Bill Esterson, Labour’s Shadow Small Business Minister, has confirmed if elected, the party would halt the roll-out of the changes to IR35 into the private sector next April.
At the Freelance and Small Business Debate, organised by IPSE, Enterprise Nation, ICAEW, TEN and COADEC, Mr Esterson said: “We absolutely can’t see it rolled out into the private sector the way things are at the moment.”
Asked later to confirm it was Labour Party policy to review IR35 and not roll the changes out to the private sector in April 2020, he tweeted: “absolutely”.
At the event, Mr Esterson also said: “We need to support the self-employed in this country. We need to make sure that our tax system is diverse so that it matches the needs of being self-employed and is also consistent with the risk that is taken.”
Mr Esterson also directly cited IPSE’s manifesto when explaining Labour’s commitment to clamp down on late payments.
Simon McVicker, Director of Policy at IPSE (the Association of Independent Professionals and the Self-Employed), said: “We are absolutely delighted that Labour has heeded our calls to halt the roll-out of the disastrous changes to IR35 next April. As Bill Esterson pointed out at our debate, when the changes were introduced in the public sector, they caused serious skills shortages in the health service and beyond.
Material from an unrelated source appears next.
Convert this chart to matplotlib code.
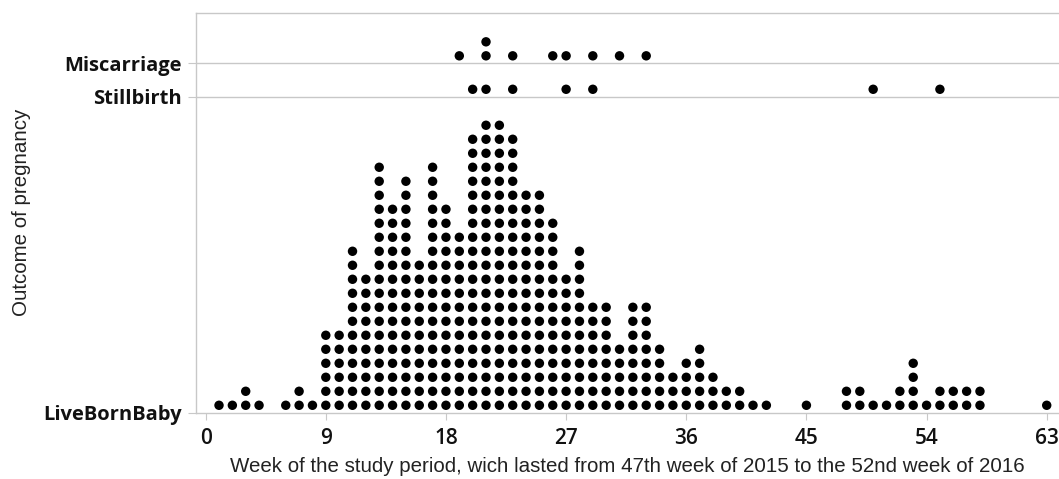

“The pledge to halt and review the changes will be very welcome to freelancers across the UK. The review would give IPSE the chance to clearly show the damage these changes would do and stop them once and for all.
“Labour’s manifesto commitment to raise corporation and dividend tax caused concern among freelancers and is still a worry. However, pledging to halt and review the changes to IR35 shows the party is serious about the self-employed.
“Now both Labour and the Liberal Democrats have heeded IPSE and the freelance community on IR35, it’s time for the Conservatives to take note too. The 5 million-strong self-employed sector is vital to the economy and the country and its voice must be heard this election.”